Voter Stella Olympiou said: "I'm hoping for a solution to Cyprus' division first of all, and to improve the people's standard of living, to give us back the cuts from our salaries."

Another voter, Maria Georgiou, said the next president needs to push the country forward. "We've been at a standstill too long," she said.

Anastasiades, 71, has campaigned on his experience, which he says brought reunification talks with breakaway Turkish Cypriots farther than at any time in more than four decades.

But both Malas, 50, and Papadopoulos, 44, have attacked Anastasiades for the failure of the recent peace talks that ended in July. Malas said the president was not bold enough to clinch a deal, and Papadopoulos said the president made too many concessions at the talks.

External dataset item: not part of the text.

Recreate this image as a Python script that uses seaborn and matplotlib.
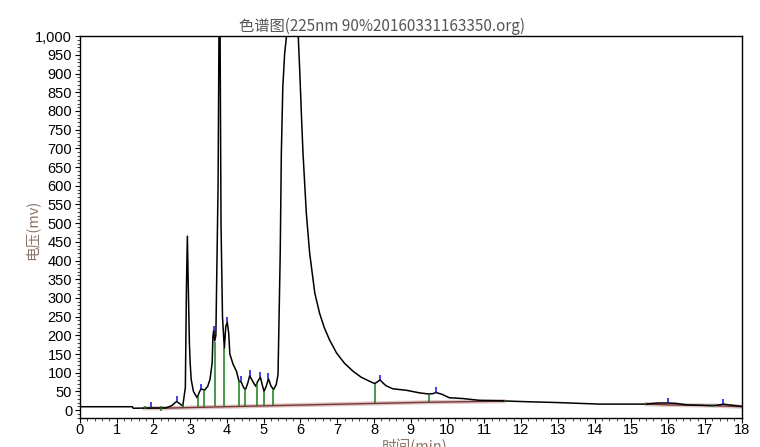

Anastasiades and Malas have said they would reach out to Turkish Cypriot leader Mustafa Akinci to the negotiations restarted. Papadopoulos said he would first sound out U.N. Secretary-General Antonio Guterres.

Malas and Papadopoulos also accused the incumbent of not doing enough to support a shrinking middle class hit hard after 2013 when Cyprus needed a multibillion-euro rescue package from its Eurozone partners and the International Monetary Fund.

Anastasiades has said his leadership brought the country's economy back from near bankruptcy.